Because you’ve been based in Berlin for 10 years, I feel like it should be mentioned that there is a deep-rooted history between Turkey and Germany, beginning with the Gastarbeiter following WWII and continuing through the present day. Personally and artistically, how do you see each city in relation to each other?

Berlin has one of the largest Turkish populations in the world. A large part of the neighborhood Neukölln—the area of Berlin where we have our studio—is Turkish and we can see definite parallels between cultural aspects of the two cities. Artistically, the two places are currently in quite different situations. Berlin is a hub for international art with more artists and creative types flocking here every year. Istanbul also has a vibrant local art scene and is home to well-respected institutions combined with innovative galleries, foundations, and passionate people working in the field, as well as serious collectors, but in the past few years many intellectuals and creative people have left, which makes this year’s Istanbul Biennial as urgent as ever.


You’ve talked about the fact that you want the Biennale to raise questions about ideas of home and the world’s current geo-political climate, among many other things. What do the words “home” and “nationalism” mean to you?

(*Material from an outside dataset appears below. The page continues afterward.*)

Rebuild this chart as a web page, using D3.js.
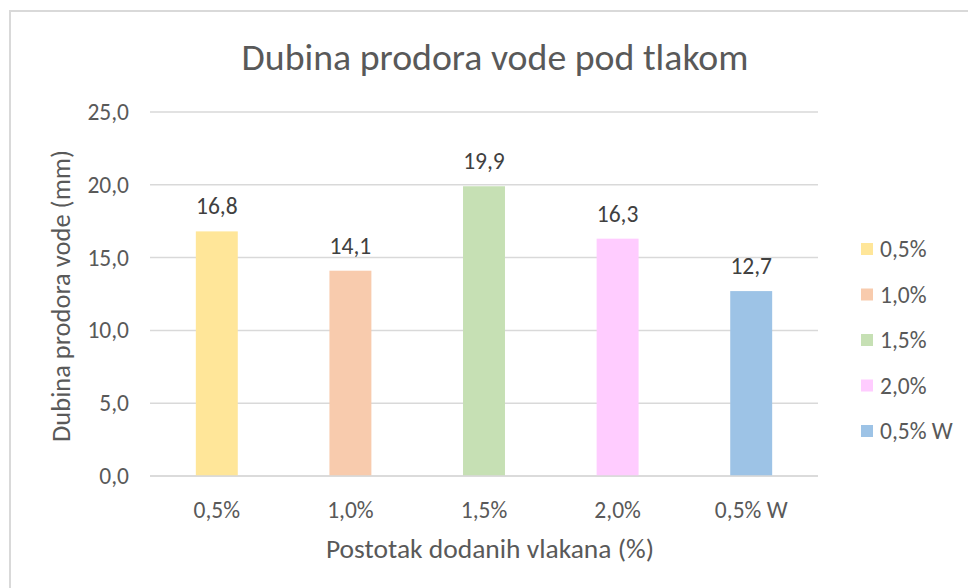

As Michael wrote in a poem when he was 19, “Home is the place you left.” We see home as a dynamically evolving notion of where you grew up, have lived, currently live, and might live in the future. To us it is not a static concept and it has much more to do with feelings and memories than a physical space, although the spatial environment also serves as a backdrop to express oneself within a pre-existing architecture. “Nationalism” is a scary word at the moment, as we see it get twisted into an easy answer to complex problems. We would prefer to approach everyone as international neighbors, rather than focus on the divisions created by national borders.